▸ **Data excerpt**
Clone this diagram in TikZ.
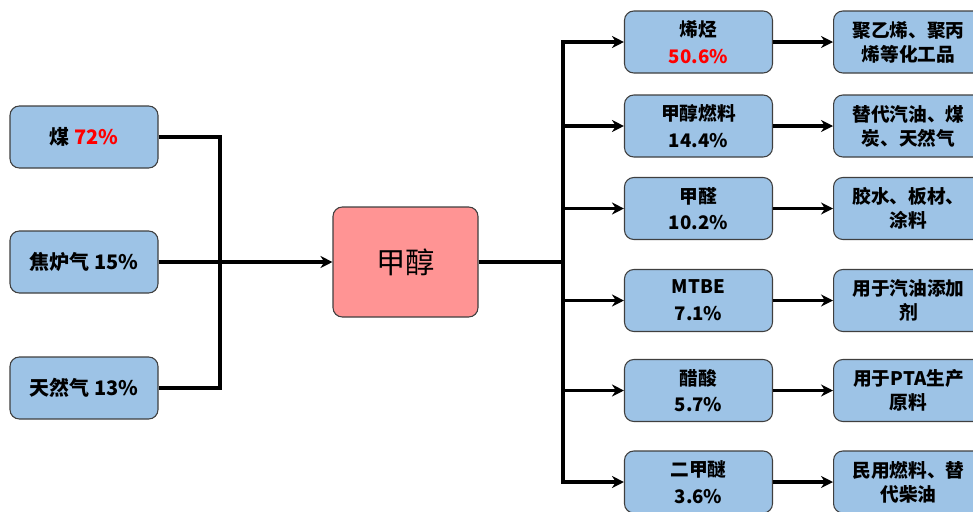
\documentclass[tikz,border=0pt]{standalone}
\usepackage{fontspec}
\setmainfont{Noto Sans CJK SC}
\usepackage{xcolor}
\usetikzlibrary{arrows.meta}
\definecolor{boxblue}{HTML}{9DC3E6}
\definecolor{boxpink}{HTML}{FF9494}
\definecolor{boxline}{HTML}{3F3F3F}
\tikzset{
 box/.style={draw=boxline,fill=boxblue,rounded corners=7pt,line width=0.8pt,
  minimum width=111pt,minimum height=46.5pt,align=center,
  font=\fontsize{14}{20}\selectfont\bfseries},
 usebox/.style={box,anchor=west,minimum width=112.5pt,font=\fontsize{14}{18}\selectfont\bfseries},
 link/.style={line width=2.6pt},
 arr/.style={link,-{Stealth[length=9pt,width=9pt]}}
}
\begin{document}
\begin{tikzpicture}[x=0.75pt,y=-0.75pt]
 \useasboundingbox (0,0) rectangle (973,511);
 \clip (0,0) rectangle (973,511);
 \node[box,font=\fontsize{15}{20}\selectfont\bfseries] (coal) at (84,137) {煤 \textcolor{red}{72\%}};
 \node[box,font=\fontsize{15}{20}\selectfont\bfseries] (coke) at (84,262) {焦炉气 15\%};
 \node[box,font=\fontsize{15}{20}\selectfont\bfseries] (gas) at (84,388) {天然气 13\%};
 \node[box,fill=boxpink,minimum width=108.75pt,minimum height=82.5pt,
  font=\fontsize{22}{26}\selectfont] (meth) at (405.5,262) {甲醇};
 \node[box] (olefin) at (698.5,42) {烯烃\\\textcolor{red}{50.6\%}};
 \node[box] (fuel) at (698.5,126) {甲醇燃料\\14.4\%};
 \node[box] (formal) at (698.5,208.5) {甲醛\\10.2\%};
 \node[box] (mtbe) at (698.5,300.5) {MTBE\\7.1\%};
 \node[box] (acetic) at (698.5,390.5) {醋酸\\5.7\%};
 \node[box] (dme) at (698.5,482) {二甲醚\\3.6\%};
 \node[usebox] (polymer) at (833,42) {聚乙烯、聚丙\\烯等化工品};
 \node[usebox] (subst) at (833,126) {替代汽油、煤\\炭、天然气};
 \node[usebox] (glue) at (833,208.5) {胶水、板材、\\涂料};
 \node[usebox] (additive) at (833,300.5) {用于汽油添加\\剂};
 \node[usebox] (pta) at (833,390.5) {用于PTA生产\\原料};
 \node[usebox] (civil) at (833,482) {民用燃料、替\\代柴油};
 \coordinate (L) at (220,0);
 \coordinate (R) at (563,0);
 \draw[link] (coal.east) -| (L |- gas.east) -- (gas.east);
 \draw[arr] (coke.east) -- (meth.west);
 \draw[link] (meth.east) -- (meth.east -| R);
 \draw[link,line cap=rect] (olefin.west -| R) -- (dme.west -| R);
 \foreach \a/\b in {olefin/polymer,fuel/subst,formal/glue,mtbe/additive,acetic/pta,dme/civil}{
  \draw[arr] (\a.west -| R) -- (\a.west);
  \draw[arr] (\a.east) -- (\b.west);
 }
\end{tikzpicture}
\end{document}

▸ **Exercise requirements**
Write out the whole listing exactly, and drop the pictures.

▸ **Task result**
Clone this diagram in TikZ.
\documentclass[tikz,border=0pt]{standalone}
\usepackage{fontspec}
\setmainfont{Noto Sans CJK SC}
\usepackage{xcolor}
\usetikzlibrary{arrows.meta}
\definecolor{boxblue}{HTML}{9DC3E6}
\definecolor{boxpink}{HTML}{FF9494}
\definecolor{boxline}{HTML}{3F3F3F}
\tikzset{
 box/.style={draw=boxline,fill=boxblue,rounded corners=7pt,line width=0.8pt,
  minimum width=111pt,minimum height=46.5pt,align=center,
  font=\fontsize{14}{20}\selectfont\bfseries},
 usebox/.style={box,anchor=west,minimum width=112.5pt,font=\fontsize{14}{18}\selectfont\bfseries},
 link/.style={line width=2.6pt},
 arr/.style={link,-{Stealth[length=9pt,width=9pt]}}
}
\begin{document}
\begin{tikzpicture}[x=0.75pt,y=-0.75pt]
 \useasboundingbox (0,0) rectangle (973,511);
 \clip (0,0) rectangle (973,511);
 \node[box,font=\fontsize{15}{20}\selectfont\bfseries] (coal) at (84,137) {煤 \textcolor{red}{72\%}};
 \node[box,font=\fontsize{15}{20}\selectfont\bfseries] (coke) at (84,262) {焦炉气 15\%};
 \node[box,font=\fontsize{15}{20}\selectfont\bfseries] (gas) at (84,388) {天然气 13\%};
 \node[box,fill=boxpink,minimum width=108.75pt,minimum height=82.5pt,
  font=\fontsize{22}{26}\selectfont] (meth) at (405.5,262) {甲醇};
 \node[box] (olefin) at (698.5,42) {烯烃\\\textcolor{red}{50.6\%}};
 \node[box] (fuel) at (698.5,126) {甲醇燃料\\14.4\%};
 \node[box] (formal) at (698.5,208.5) {甲醛\\10.2\%};
 \node[box] (mtbe) at (698.5,300.5) {MTBE\\7.1\%};
 \node[box] (acetic) at (698.5,390.5) {醋酸\\5.7\%};
 \node[box] (dme) at (698.5,482) {二甲醚\\3.6\%};
 \node[usebox] (polymer) at (833,42) {聚乙烯、聚丙\\烯等化工品};
 \node[usebox] (subst) at (833,126) {替代汽油、煤\\炭、天然气};
 \node[usebox] (glue) at (833,208.5) {胶水、板材、\\涂料};
 \node[usebox] (additive) at (833,300.5) {用于汽油添加\\剂};
 \node[usebox] (pta) at (833,390.5) {用于PTA生产\\原料};
 \node[usebox] (civil) at (833,482) {民用燃料、替\\代柴油};
 \coordinate (L) at (220,0);
 \coordinate (R) at (563,0);
 \draw[link] (coal.east) -| (L |- gas.east) -- (gas.east);
 \draw[arr] (coke.east) -- (meth.west);
 \draw[link] (meth.east) -- (meth.east -| R);
 \draw[link,line cap=rect] (olefin.west -| R) -- (dme.west -| R);
 \foreach \a/\b in {olefin/polymer,fuel/subst,formal/glue,mtbe/additive,acetic/pta,dme/civil}{
  \draw[arr] (\a.west -| R) -- (\a.west);
  \draw[arr] (\a.east) -- (\b.west);
 }
\end{tikzpicture}
\end{document}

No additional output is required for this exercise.